To students today, 9/11 is like ancient history
Fremd High School social studies teacher Jason Spoor-Harvey was leading classes Wednesday about Sept. 11, 2001, and he could see the shock and changed perspectives of the students he had that day.
"We're no longer the country that's never been attacked," he said.
Today, Spoor-Harvey no longer teaches students with firsthand experience of the emotional impact of that terrible day -- and the difference is palpable.
The 15- and 16-year-olds in Spoor-Harvey's Multicultural Perspectives class at the Palatine school were only 2 or 3 years old on the day of the terrorist attacks. But while their memories of that day may be unclear, or nonexistent, their entire childhoods and identities were undoubtedly shaped by the attitudes of a post-9/11 world.
"I think it's interesting to hear from them as we get further and further away from it," Spoor-Harvey said.
His students Wednesday began a two-day discussion of the ways the event changed the world -- and their own young lives -- after reading two articles Spoor-Harvey assigned.
The first was a Brookings Institute report on research into American attitudes toward religious freedom. The other was written by half-Arab, half-white standup comedian Dean Obeidallah about his perspective on losing the European part of his heritage in the eyes of others after Sept. 11, 2001.

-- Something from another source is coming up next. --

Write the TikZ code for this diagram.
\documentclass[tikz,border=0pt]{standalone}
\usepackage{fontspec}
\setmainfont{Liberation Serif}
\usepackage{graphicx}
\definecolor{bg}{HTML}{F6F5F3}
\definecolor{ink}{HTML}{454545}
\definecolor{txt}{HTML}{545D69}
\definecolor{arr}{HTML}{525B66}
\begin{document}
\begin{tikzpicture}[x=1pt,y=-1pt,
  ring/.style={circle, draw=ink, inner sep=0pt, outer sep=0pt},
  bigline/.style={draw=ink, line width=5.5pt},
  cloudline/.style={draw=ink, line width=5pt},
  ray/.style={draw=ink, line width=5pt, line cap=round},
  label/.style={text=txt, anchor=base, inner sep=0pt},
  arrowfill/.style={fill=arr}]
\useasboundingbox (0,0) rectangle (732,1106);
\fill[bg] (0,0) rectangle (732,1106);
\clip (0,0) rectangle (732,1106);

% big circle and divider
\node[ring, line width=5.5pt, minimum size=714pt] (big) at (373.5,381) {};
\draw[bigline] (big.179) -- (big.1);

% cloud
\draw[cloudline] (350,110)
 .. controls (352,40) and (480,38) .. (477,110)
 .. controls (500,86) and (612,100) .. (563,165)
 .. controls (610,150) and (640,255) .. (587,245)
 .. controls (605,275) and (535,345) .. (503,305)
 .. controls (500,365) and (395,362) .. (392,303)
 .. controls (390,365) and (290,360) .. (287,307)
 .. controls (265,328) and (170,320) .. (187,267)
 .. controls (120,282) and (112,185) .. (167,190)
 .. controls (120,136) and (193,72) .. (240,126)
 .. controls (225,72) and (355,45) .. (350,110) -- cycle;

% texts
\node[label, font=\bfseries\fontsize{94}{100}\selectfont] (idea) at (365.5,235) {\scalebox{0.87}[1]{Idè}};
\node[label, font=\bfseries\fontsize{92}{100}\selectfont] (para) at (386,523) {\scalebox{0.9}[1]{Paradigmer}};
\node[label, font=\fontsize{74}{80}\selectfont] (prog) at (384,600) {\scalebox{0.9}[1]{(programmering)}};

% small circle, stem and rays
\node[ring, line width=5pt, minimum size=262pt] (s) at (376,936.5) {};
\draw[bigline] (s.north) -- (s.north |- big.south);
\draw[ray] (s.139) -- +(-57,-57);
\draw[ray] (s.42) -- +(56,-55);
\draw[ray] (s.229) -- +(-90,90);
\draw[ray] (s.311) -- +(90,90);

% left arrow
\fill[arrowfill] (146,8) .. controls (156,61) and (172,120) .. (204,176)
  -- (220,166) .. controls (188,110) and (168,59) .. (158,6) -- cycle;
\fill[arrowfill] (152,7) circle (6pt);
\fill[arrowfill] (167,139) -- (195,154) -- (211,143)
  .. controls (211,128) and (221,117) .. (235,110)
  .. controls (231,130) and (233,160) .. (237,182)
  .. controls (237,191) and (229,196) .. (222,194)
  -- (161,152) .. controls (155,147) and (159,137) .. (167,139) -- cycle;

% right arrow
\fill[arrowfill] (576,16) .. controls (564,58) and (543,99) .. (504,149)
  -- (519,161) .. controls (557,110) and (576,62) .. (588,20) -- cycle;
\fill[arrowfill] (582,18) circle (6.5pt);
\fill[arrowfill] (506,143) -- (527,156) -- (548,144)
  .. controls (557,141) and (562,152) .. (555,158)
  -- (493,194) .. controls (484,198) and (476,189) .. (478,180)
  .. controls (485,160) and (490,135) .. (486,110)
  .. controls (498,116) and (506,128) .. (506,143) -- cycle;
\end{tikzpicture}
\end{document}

Spoor-Harvey asked students to use the articles, as well as their own experiences, as the springboard for discussion on how they thought the events of that day made their childhoods different from their parents' or their teachers'.
While the students came to agree that the terrorist attacks gave rise to a great deal of racial, religious and ethnic stereotyping, one student of Korean descent expressed genuine confusion about the degree to which it existed before the World Trade Center towers fell.
Spoor-Harvey reminded students of their prior U.S. history classes on subjects like slavery and the treatment of Native Americans. Such things couldn't have happened without a fundamental belief that there was a significant difference between races, he said.
Today, all Muslims are wrongly being stereotyped as the ones who attacked the United States, one student said.
Another student said attitudes that have trickled down to kids in the post-9/11 world meant that an Arab man walking around Fremd with a visitors badge would likely receive some dirty looks.
Minority students in the class said minority status in white society tends to become one's defining characteristic. A black student said she's often introduced to others as the "black friend" of her white friends. But she added that no one is born with racist attitudes -- such perspectives come from received attitudes.
The discussion became a debate when the Korean-American student suggested that negative attitudes toward Muslims were likely to fade in time, just as other ethnic and religious groups gradually found better treatment in America.
Two girls in the class argued that such attitudes won't change without people working to change them -- the same as always has been.
A boy of Assyrian descent, whose mother was born in Iraq, described how angered he felt when his seventh-grade teacher expressed stereotypical attitudes to her class about the demographic group to which he belonged.
Before the classroom discussion was to continue Thursday, Spoor-Harvey encouraged students to watch President Barack Obama's televised address Wednesday night about the Islamic State. He said current events in the Middle East show how Sept. 11, 2001, is still relevant -- and not yet ready to be taught as history -- 13 years later.
While a general benchmark for when one can look back at a time or event as "history" is after at least 25 years have passed, Spoor-Harvey said such a time is still a long way off in regard to Sept. 11, 2001.